That is why those players that are known users of performance-enhancing drugs should not be allowed into those sacred halls in Cooperstown. Baseball has become much more than just a game in this country. It is embedded into the depths of our history, and those players who used PEDs in their careers do not deserve to stand next to the legends whose natural abilities constructed the game.
That's not to say that these known users don't deserve credit for their contributions to the game. Players such as Barry Bonds, Mark McGwire and Rafael Palmeiro have made significant impacts on the game of baseball, and will be remembered for that. No one will ever forget McGwire's 62nd home run or Bonds breaking the home run record, but those numbers will always have that pesky asterisk next to them — and it's deserved.
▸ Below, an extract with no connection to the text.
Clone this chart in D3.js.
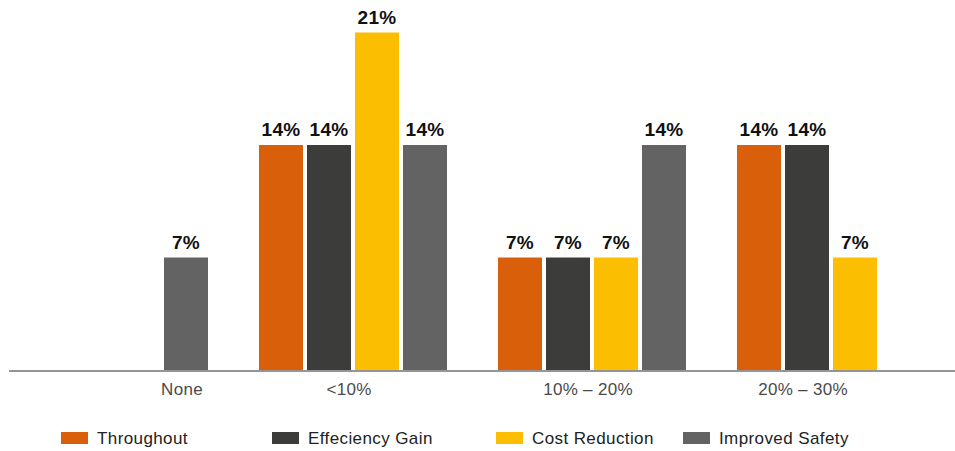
<!DOCTYPE html>
<html>
<head>
<meta charset="utf-8">
<script src="https://cdn.jsdelivr.net/npm/d3@7"></script>
<style>
  html, body { margin: 0; padding: 0; background: #fff; }
  svg { display: block; font-family: "Liberation Sans", Arial, Helvetica, sans-serif; }
</style>
</head>
<body>
<svg id="chart" width="955" height="451"></svg>
<script>
// Share of respondents by expected improvement range
const groups = ["None", "<10%", "10% – 20%", "20% – 30%"];
const series = ["Throughout", "Effeciency Gain", "Cost Reduction", "Improved Safety"];
const throughout     = [0, 14, 7, 14];
const efficiencyGain = [0, 14, 7, 14];
const costReduction  = [0, 21, 7, 7];
const improvedSafety = [7, 14, 14, 0];
const colors = ["#d95f0b", "#3c3c3b", "#fbbe00", "#636363"];

const values = [throughout, efficiencyGain, costReduction, improvedSafety];

const svg = d3.select("#chart");
const baseY = 370;

const x0 = d3.scaleBand()
  .domain(groups)
  .range([-5.5, 950.5])
  .paddingInner(51 / 239)
  .paddingOuter(51 / 2 / 239);

const x1 = d3.scaleBand()
  .domain(series)
  .range([0, x0.bandwidth()])
  .paddingInner(4 / 48)
  .paddingOuter(0);

const y = d3.scaleLinear().domain([0, 21]).range([baseY, 32.5]);

const color = d3.scaleOrdinal().domain(series).range(colors);

// flatten into one record per bar
const bars = [];
groups.forEach((g, gi) => {
  series.forEach((s, si) => {
    bars.push({ group: g, series: s, value: values[si][gi] });
  });
});
const shown = bars.filter(d => d.value > 0);

const gBars = svg.append("g");
gBars.selectAll("rect")
  .data(shown)
  .join("rect")
  .attr("x", d => x0(d.group) + x1(d.series))
  .attr("y", d => y(d.value))
  .attr("width", x1.bandwidth())
  .attr("height", d => baseY - y(d.value))
  .attr("fill", d => color(d.series));

// value labels
gBars.selectAll("text")
  .data(shown)
  .join("text")
  .attr("x", d => x0(d.group) + x1(d.series) + x1.bandwidth() / 2)
  .attr("y", d => y(d.value) - 9)
  .attr("text-anchor", "middle")
  .attr("font-size", 19)
  .attr("font-weight", "bold")
  .attr("letter-spacing", 0.3)
  .attr("fill", "#111")
  .text(d => d.value + "%");

// baseline
svg.append("line")
  .attr("x1", 9).attr("x2", 955)
  .attr("y1", baseY + 1).attr("y2", baseY + 1)
  .attr("stroke", "#959595")
  .attr("stroke-width", 2);

// category labels, centred under the bars that carry a value
const labelX = groups.map(g => {
  const xs = shown.filter(d => d.group === g)
    .map(d => x0(g) + x1(d.series));
  return (d3.min(xs) + d3.max(xs) + x1.bandwidth()) / 2 - 4;
});
svg.append("g").selectAll("text")
  .data(groups)
  .join("text")
  .attr("x", (d, i) => labelX[i])
  .attr("y", 395)
  .attr("text-anchor", "middle")
  .attr("font-size", 17)
  .attr("letter-spacing", 0.3)
  .attr("fill", "#4a4a4a")
  .text(d => d);

// legend
const legendX = [61, 272, 496, 683];
const legend = svg.append("g").selectAll("g")
  .data(series)
  .join("g")
  .attr("transform", (d, i) => `translate(${legendX[i]},432)`);
legend.append("rect")
  .attr("width", 27).attr("height", 12)
  .attr("fill", d => color(d));
legend.append("text")
  .attr("x", 36).attr("y", 12)
  .attr("font-size", 17)
  .attr("letter-spacing", 0.4)
  .attr("fill", "#222")
  .text(d => d);
</script>
</body>
</html>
Many Hall of Fame voters are already taking a stand against the PED users, refusing their votes toward any known users. It's their form of punishment for tainting the game that they love and respect, and it will hopefully serve as a fair warning for the rising stars of the game.
It may seem unfair that some PED users have gone un-punished in the game, simply because their usage was never discovered, but does that really mean we shouldn't punish those who have cheated?
There exists an argument that because there were so many players juicing in that era, those who still posted Hall of Fame-worthy numbers deserve their rite of passage, because everyone was pumped up back then.
However, just because many others did it doesn't make it right, and known users shouldn't be rewarded with a trip to Cooperstown just because they played better than other PED users. The fact is, they went against league rules when they used PEDs, and that goes against what the Hall stands for.
The motto for the Baseball Hall of Fame is "Preserving History, Honoring Excellence, Connecting Generations," and associating steroid users with any one of those adages doesn't make sense when you believe in what Cooperstown represents.